The brain tumour that threatened Doc Neeson’s life has returned and The Angels singer has been told it could be life-threatening within three to six months.
The details of the 67-year-old rock music legend’s fight for life are revealed on an episode of ABC TV’s Australian Story airing tonight at 8pm.
“The news is grim, but some people can get through this, and that’s the way I try to think about things,” Neeson says. “So I’m looking forward optimistically to the future.”
The documentary series followed Neeson for more than a year as he underwent treatment for the brain tumour, which was diagnosed in late 2012. It was removed and treated, but an MRI scan in February revealed the tumour had returned.
The profile includes Neeson receiving the Order of Australia and a benefit concert last year that featured Jimmy Barnes and former federal minister and Oils lead singer Peter Garrett.

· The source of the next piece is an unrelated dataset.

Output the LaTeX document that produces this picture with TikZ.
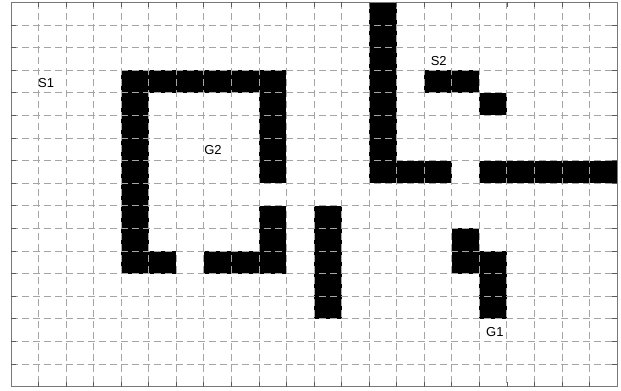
\documentclass[tikz,border=0pt]{standalone}
\usepackage{fontspec}
\setmainfont{Liberation Sans}
\tikzset{
  cell/.style={fill=black, draw=none},
  gridline/.style={draw={rgb,255:red,165;green,165;blue,165}, line width=0.8pt, dash pattern=on 7pt off 4pt},
  frame/.style={draw={rgb,255:red,120;green,120;blue,120}, line width=0.9pt},
  tick/.style={draw={rgb,255:red,90;green,90;blue,90}, line width=0.7pt},
  lbl/.style={anchor=west, inner sep=0pt, font=\fontsize{13}{15}\selectfont}
}
\begin{document}
\begin{tikzpicture}[x=27.55pt, y=-22.6pt]
\useasboundingbox (-0.399,-0.102) rectangle (22.142,17.155);
\fill[white] (-0.399,-0.102) rectangle (22.142,17.155);
% black cells
\foreach \c/\r in {13/0,13/1,13/2,13/3,13/4,13/5,13/6,13/7,
  14/7,15/7,17/7,18/7,19/7,20/7,21/7,
  15/3,16/3,17/4,
  11/9,11/10,11/11,11/12,11/13,
  16/10,16/11,17/11,17/12,17/13,
  4/3,5/3,6/3,7/3,8/3,9/3,
  4/4,4/5,4/6,4/7,4/8,4/9,4/10,4/11,
  9/4,9/5,9/6,9/7,9/9,9/10,9/11,
  5/11,7/11,8/11}
  \path[cell] (\c,\r) rectangle ++(1,1);
% grid
\foreach \i in {1,...,21} \draw[gridline] (\i,0) -- (\i,17);
\foreach \j in {1,...,16} \draw[gridline] (0,\j) -- (22,\j);
% frame
\draw[frame] (0,0) rectangle (22,17);
% ticks
\foreach \i in {1,...,21} {
  \draw[tick] (\i,0) -- ++(0,0.22);
  \draw[tick] (\i,17) -- ++(0,-0.22);
}
\foreach \j in {1,...,16} {
  \draw[tick] (0,\j) -- ++(0.18,0);
  \draw[tick] (22,\j) -- ++(-0.18,0);
}
% labels
\node[lbl] (s1) at (0.98,3.56) {S1};
\node[lbl] (g2) at (7.01,6.52) {G2};
\node[lbl] (s2) at (15.23,2.61) {S2};
\node[lbl] (g1) at (17.24,14.61) {G1};
\end{tikzpicture}
\end{document}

The Angels burst onto the Australian pub rock scene in 1976 with their song ‘Am I Ever Going To See Your Face Again’. It became an anthem for generation and somewhere along the way, the audience began to shout back, in response to the chorus, “No way, get f&#ked, f*%k off!”
New Governor-General Sir Peter Cosgrove reveals it cause some discomfort when he was commander of the peacekeeping forces in East Timor and The Angels played in a concert for the troops.
The Catholic Bishop of East Timor asked the then-general what they were singing. Sir Peter demurred, saying he couldn’t quite make it out.
Doc Neeson has just released his first single in seven years, “Walking in the Rain”.